Universality and kernel-adaptive training for classically trained, quantum-deployed generative models
Andrii Kurkin, Kevin Shen, Susanne Pielawa, Hao Wang, Vedran Dunjko
TL;DR
The paper analyzes IQP-QCBMs, highlighting non-universality in the baseline architecture and proving universality when hidden qubits are added, including exact universality with m = n+1 hidden qubits. It then introduces kernel-adaptive training that extends beyond fixed Gaussian MMD by leveraging a learnable spectral measure G_γ, with theoretical links between MMD convergence and distributional convergence. The authors provide a Bochner-based generalized MMD framework and establish consistency results, while also outlining inherent limitations of MMD and demonstrating practical gains via synthetic parity-check datasets. Empirically, kernel-adaptive training outperforms fixed Gaussian kernels, with improvements growing with dimensionality, suggesting scalable quantum-classical insights even without fault-tolerant quantum hardware.
Abstract
The instantaneous quantum polynomial (IQP) quantum circuit Born machine (QCBM) has been proposed as a promising quantum generative model over bitstrings. Recent works have shown that the training of IQP-QCBM is classically tractable w.r.t. the so-called Gaussian kernel maximum mean discrepancy (MMD) loss function, while maintaining the potential of a quantum advantage for sampling itself. Nonetheless, the model has a number of aspects where improvements would be important for more general utility: (1) the basic model is known to be not universal - i.e. it is not capable of representing arbitrary distributions, and it was not known whether it is possible to achieve universality by adding hidden (ancillary) qubits; (2) a fixed Gaussian kernel used in the MMD loss can cause training issues, e.g., vanishing gradients. In this paper, we resolve the first question and make decisive strides on the second. We prove that for an $n$-qubit IQP generator, adding $n + 1$ hidden qubits makes the model universal. For the latter, we propose a kernel-adaptive training method, where the kernel is adversarially trained. We show that in the kernel-adaptive method, the convergence of the MMD value implies weak convergence in distribution of the generator. We also analytically analyze the limitations of the MMD-based training method. Finally, we verify the performance benefits on the dataset crafted to spotlight improvements by the suggested method.
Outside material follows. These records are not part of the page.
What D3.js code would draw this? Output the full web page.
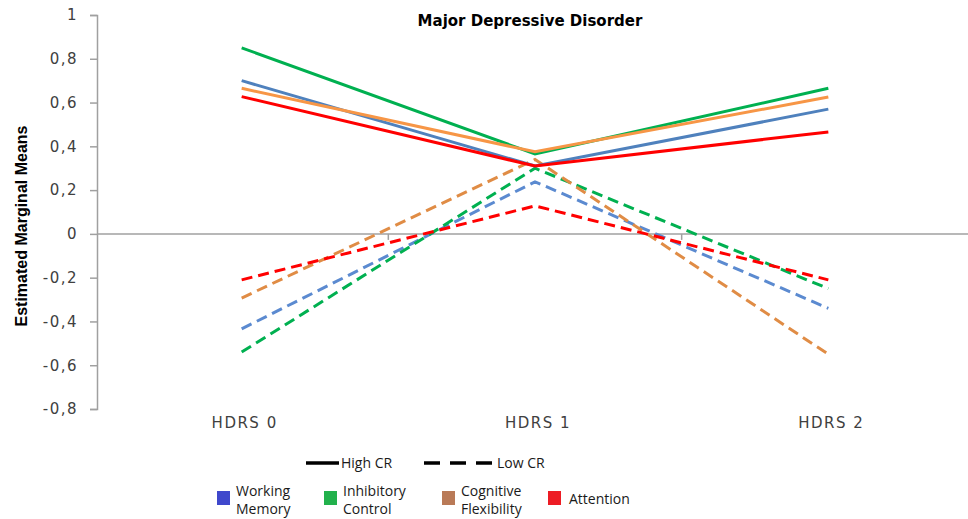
<!DOCTYPE html>
<html>
<head>
<meta charset="utf-8">
<script src="https://cdn.jsdelivr.net/npm/d3@7"></script>
<style>
  body { margin: 0; background: #fff; }
  svg { display: block; }
</style>
</head>
<body>
<script>
var categories = ["HDRS 0", "HDRS 1", "HDRS 2"];
var domains = ["Working Memory", "Inhibitory Control", "Cognitive Flexibility", "Attention"];
var highCR = [
  [0.70, 0.31, 0.57],
  [0.85, 0.365, 0.665],
  [0.665, 0.375, 0.625],
  [0.627, 0.31, 0.466]
];
var lowCR = [
  [-0.434, 0.238, -0.34],
  [-0.54, 0.30, -0.25],
  [-0.293, 0.34, -0.55],
  [-0.21, 0.128, -0.21]
];
var yTicks = [1, 0.8, 0.6, 0.4, 0.2, 0, -0.2, -0.4, -0.6, -0.8];

var solidColors = ["#4f81bd", "#00b050", "#f79646", "#ff0000"];
var dashColors = ["#5b8ad0", "#00b050", "#e08c45", "#ff0000"];
var swatchColors = ["#3f48cc", "#22b14c", "#b97a57", "#ed1c24"];

var width = 968, height = 519;
var svg = d3.select("body").append("svg")
  .attr("width", width)
  .attr("height", height);

var x = d3.scalePoint().domain(categories).range([95, 975]).padding(0.5);
var xb = d3.scaleBand().domain(categories).range([95, 975]);
var y = d3.scaleLinear().domain([-0.8, 1]).range([409, 15]);

var tickFont = "'DejaVu Sans', Verdana, sans-serif";

// y axis
var yAxis = svg.append("g")
  .attr("transform", "translate(97,0)")
  .call(d3.axisLeft(y).tickValues(yTicks).tickSize(7).tickPadding(12)
    .tickFormat(function (d) { return d === 0 || d === 1 ? String(d) : d3.format(".1f")(d).replace(".", ",").replace("−", "-"); }));
yAxis.select(".domain").attr("stroke", "#a0a0a0").attr("stroke-width", 1.5);
yAxis.selectAll(".tick line").attr("stroke", "#a0a0a0").attr("stroke-width", 1.5);
yAxis.selectAll(".tick text")
  .attr("fill", "#404040")
  .style("font-family", tickFont)
  .style("font-size", "15px")
  .style("letter-spacing", "1.5px");

// zero line with category separator ticks
svg.append("line")
  .attr("x1", 97).attr("x2", width)
  .attr("y1", y(0)).attr("y2", y(0))
  .attr("stroke", "#a0a0a0").attr("stroke-width", 1.5);
svg.selectAll(".sep")
  .data(categories.slice(1))
  .enter().append("line")
  .attr("x1", function (d) { return xb(d); })
  .attr("x2", function (d) { return xb(d); })
  .attr("y1", y(0)).attr("y2", y(0) + 6)
  .attr("stroke", "#a0a0a0").attr("stroke-width", 1.5);

// category labels
svg.selectAll(".cat")
  .data(categories)
  .enter().append("text")
  .attr("x", function (d) { return x(d) + 3; })
  .attr("y", 428)
  .attr("text-anchor", "middle")
  .attr("fill", "#404040")
  .style("font-family", tickFont)
  .style("font-size", "15px")
  .style("letter-spacing", "1.5px")
  .text(function (d) { return d; });

// title
svg.append("text")
  .attr("x", 530).attr("y", 26)
  .attr("text-anchor", "middle")
  .style("font-family", tickFont)
  .style("font-weight", "bold")
  .style("font-size", "15px")
  .text("Major Depressive Disorder");

// y label
svg.append("text")
  .attr("transform", "translate(27,226) rotate(-90)")
  .attr("text-anchor", "middle")
  .style("font-family", "'Liberation Sans Narrow', 'Liberation Sans', sans-serif")
  .style("font-stretch", "condensed")
  .style("font-weight", "bold")
  .style("font-size", "16px")
  .text("Estimated Marginal Means");

var line = d3.line()
  .x(function (d, i) { return x(categories[i]); })
  .y(function (d) { return y(d); });

svg.selectAll(".low")
  .data(lowCR)
  .enter().append("path")
  .attr("d", line)
  .attr("fill", "none")
  .attr("stroke", function (d, i) { return dashColors[i]; })
  .attr("stroke-width", 3)
  .attr("stroke-dasharray", "11,6");

svg.selectAll(".high")
  .data(highCR)
  .enter().append("path")
  .attr("d", line)
  .attr("fill", "none")
  .attr("stroke", function (d, i) { return solidColors[i]; })
  .attr("stroke-width", 3);

// legend: line styles
var legFont = "'Open Sans', 'Liberation Sans', sans-serif";
svg.append("line")
  .attr("x1", 306).attr("x2", 339).attr("y1", 463).attr("y2", 463)
  .attr("stroke", "#000").attr("stroke-width", 3.5);
svg.append("text").attr("x", 341).attr("y", 468)
  .style("font-family", legFont).style("font-size", "14px").attr("fill", "#1a1a1a")
  .text("High CR");
svg.append("line")
  .attr("x1", 424).attr("x2", 495).attr("y1", 463).attr("y2", 463)
  .attr("stroke", "#000").attr("stroke-width", 3.5)
  .attr("stroke-dasharray", "16,10");
svg.append("text").attr("x", 497).attr("y", 468)
  .style("font-family", legFont).style("font-size", "14px").attr("fill", "#1a1a1a")
  .text("Low CR");

// legend: domains
var legX = [217, 324, 442, 548];
var legItems = svg.selectAll(".leg")
  .data(domains)
  .enter().append("g")
  .attr("transform", function (d, i) { return "translate(" + legX[i] + ",0)"; });
legItems.append("rect")
  .attr("x", 0).attr("y", 491)
  .attr("width", 13).attr("height", 14)
  .attr("fill", function (d, i) { return swatchColors[i]; });
legItems.each(function (d) {
  var g = d3.select(this);
  var words = d.split(" ");
  var off = d === "Attention" ? 21 : 19;
  words.forEach(function (w, j) {
    g.append("text")
      .attr("x", off)
      .attr("y", words.length === 1 ? 504 : 496 + j * 18)
      .style("font-family", legFont)
      .style("font-size", "14px")
      .attr("fill", "#1a1a1a")
      .text(w);
  });
});
</script>
</body>
</html>
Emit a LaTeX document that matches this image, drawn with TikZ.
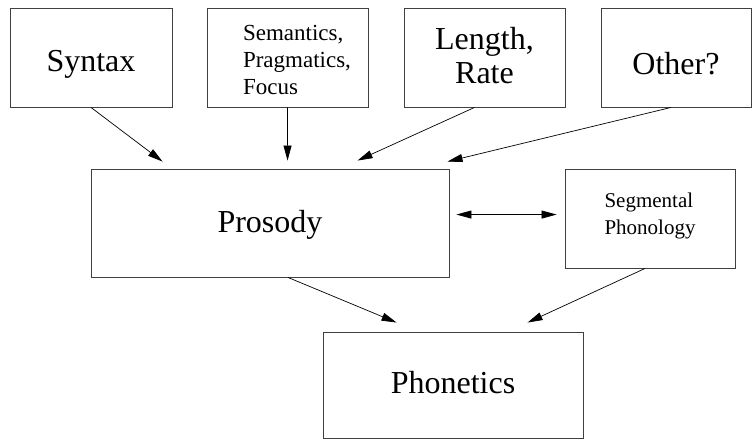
\documentclass[tikz,border=0pt]{standalone}
\usepackage{fontspec}
\setmainfont{Liberation Serif}
\usetikzlibrary{arrows.meta,calc}
\begin{document}
\begin{tikzpicture}[x=1pt,y=-1pt,
  box/.style={draw=black!75,line width=0.9pt,rectangle,inner sep=0pt},
  big/.style={font=\fontsize{32}{34}\selectfont,align=center},
  small/.style={font=\fontsize{23}{27}\selectfont,align=left},
  smaller/.style={font=\fontsize{21}{27}\selectfont,align=left},
  arr/.style={draw=black,line width=0.7pt,-{Triangle[length=15pt,width=8pt]}},
  arrb/.style={draw=black,line width=0.7pt,{Triangle[length=15pt,width=8pt]}-{Triangle[length=15pt,width=8pt]}}]
\useasboundingbox (0,0) rectangle (752,442);
\node[box,minimum width=162pt,minimum height=99pt,
  label={[name=synt,big,yshift=-7pt]center:Syntax}] (syn) at (91,57.5) {};
\node[box,minimum width=161pt,minimum height=99pt,
  label={[name=semt,small,yshift=-2pt,xshift=9.5pt]center:{Semantics,\\Pragmatics,\\Focus}}] (sem) at (287.5,57.5) {};
\node[box,minimum width=161pt,minimum height=99pt,
  label={[name=lent,big,yshift=2pt]center:{Length,\\Rate}}] (len) at (484.5,57.5) {};
\node[box,minimum width=150pt,minimum height=99pt,
  label={[name=otht,big,yshift=-6.5pt]center:Other?}] (oth) at (676,57.5) {};
\node[box,minimum width=358pt,minimum height=108pt,
  label={[name=prot,big,yshift=-2.3pt]center:Prosody}] (pro) at (270,223) {};
\node[box,minimum width=170pt,minimum height=99pt,
  label={[name=segt,smaller,yshift=3pt]center:{Segmental\\Phonology}}] (seg) at (650,218.5) {};
\node[box,minimum width=260pt,minimum height=106pt,
  label={[name=phot,big,yshift=2.5pt]center:Phonetics}] (pho) at (453,385) {};
\coordinate (t1) at ($(pro.north west)+(72,-7)$);
\coordinate (t2) at ($(pro.north west)+(197,-8)$);
\coordinate (t3) at ($(pro.north west)+(267,-8)$);
\coordinate (t4) at ($(pro.north west)+(357,-7)$);
\draw[arr] (syn.south) -- (t1);
\draw[arr] (sem.south) -- (t2);
\draw[arr] ($(len.south)+(-10,0)$) -- (t3);
\draw[arr] ($(oth.south)+(-5,0)$) -- (t4);
\coordinate (d1) at ($(pro.north east)+(7,46)$);
\coordinate (d2) at ($(seg.north west)+(-8,46)$);
\draw[arrb] (d1) -- (d2);
\coordinate (p1) at ($(pho.north west)+(74,-9)$);
\coordinate (p2) at ($(pho.north west)+(205,-9)$);
\draw[arr] ($(pro.south)+(18,0)$) -- (p1);
\draw[arr] ($(seg.south)+(-5,0)$) -- (p2);
\end{tikzpicture}
\end{document}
The results show that kernel-adaptive training outperforms a fixed Gaussian kernel in total variation distance, and the gap increases with the dataset dimensionality. These modifications and analyses shed light on the limits and potential of these new quantum generative methods, which could offer the first truly scalable insights in the comparative capacities of classical versus quantum models, even without access to scalable quantum computers.